Sou vegetariana porque sou feminista
O feminismo ensinou-me a impor-me e a resistir a todas as formas de violência, crueldade, opressão, hierarquia, guerras, militarismos, sobre-exploração da natureza e discriminação. Ensinou-me a derrubar preconceitos, estereótipos e a reconhecer que à partida tudo, todos e todas somos merecedoras de consideração igual.
Foi também o feminismo que me ensinou a posicionar-me perante a maior de todas as opressões: o especismo, e dentro dele a dupla opressão sobre animais fêmeas.
A exploração sobre animais fêmeas, em particular sobre vacas, galinhas ou porcas, implica actos de uma violência brutal como violações manuais ou mecânicas, exploração abusiva das suas glândulas mamárias (no caso dos mamíferos) e a separação imediata das suas crias após cada parto (depois da gravidez induzida através das técnicas de violação).
A violação através de rape-rack, por exemplo, consiste em introduzir o braço do ou da inseminadora (violador/a) no recto até ao colo do útero para posiciona-lo e com a outra mão forçar a penetração do instrumento pela vagina.
Durante a gravidez, passada em baterias minúsculas, as fêmeas pouco mais podem fazer para além de se baixarem ou levantarem.
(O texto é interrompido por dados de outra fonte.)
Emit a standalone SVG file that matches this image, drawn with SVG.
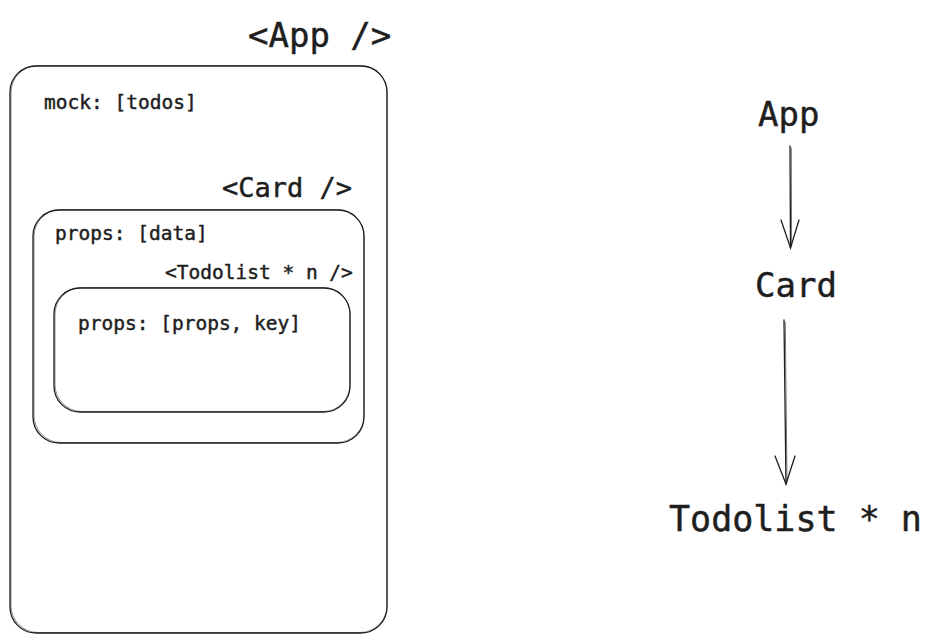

Após o parto, as suas crias são retiradas de imediato. Se forem machos, são fechados em caixas sem espaço para garantir que os seus músculos e articulações não se desenvolvem e que, então, partes dos seus corpos sejam vendidas como tenros vitelos ou leitões, se forem fêmeas, no caso das vacas, são preparadas para se tornarem vacas leiteiras e viverem uma vida de escravidão.
Durante os 7 a 8 meses em que a vaca produz leite, as crias alimentar-se-iam de 5 a 7 vezes por dia. Uma fêmea explorada é obrigada a acumular e carregar cerca de 20 litros de leite todos os dias até que este lhe seja extraído, neste caso apenas uma ou duas vezes ao dia, provocando-lhe danos físicos e sofrimento intenso. Normalmente, e naturalmente, o tempo em que as as crias permanecem com as mães, e são amamentadas, pode ir até aos 9-12 meses de vida. No entanto, enquanto as pessoas consumirem produtos derivados do leite esse tempo é reduzido a minutos. As implicações psíquicas, emocionais e físicas impostas as esses animais durante todo o processo são imensuráveis.
O único período em que as fêmeas podem ter alguma paz e não verem os seus corpos constantemente explorados, acontece quando deixam de produzir leite mas o descanso dura pouco pois são de novo violadas para garantir que engravidam, voltando a ser mercadoria para a industria dos lacticínios. No caso das galinhas de aviário, que para si têm apenas espaço do tamanho de uma folha A4, o seu sistema reprodutor é manipulado através da luz e do alimento para que estejam constantemente a menstruar (pôr ovos).
O feminismo ensinou-me que não posso aceitar passivamente que retiremos o leite de uma mãe para seja mercantilizado ao mesmo tempo em que privamos uma cria do seu alimento devido, muito menos que consumamos e prolonguemos a existência de produtos resultantes de violações, maus-tratos, sofrimento, explorações e manipulações dos corpos e sistemas reprodutores.
Poderia eu ser feminista se ao mesmo tempo impedisse que animais fêmeas tivessem qualquer autonomia sobre os seus próprios corpos, indirectamente, explorando-as, oprimido-as, construindo hierarquias, e violentando-as física e emocionalmente?
Ah! E a propósito do dia de hoje (4 de Outubro – Dia Internacional do Animal), o feminismo ensinou-me também que não se hierarquizam nem se invisibilizam lutas.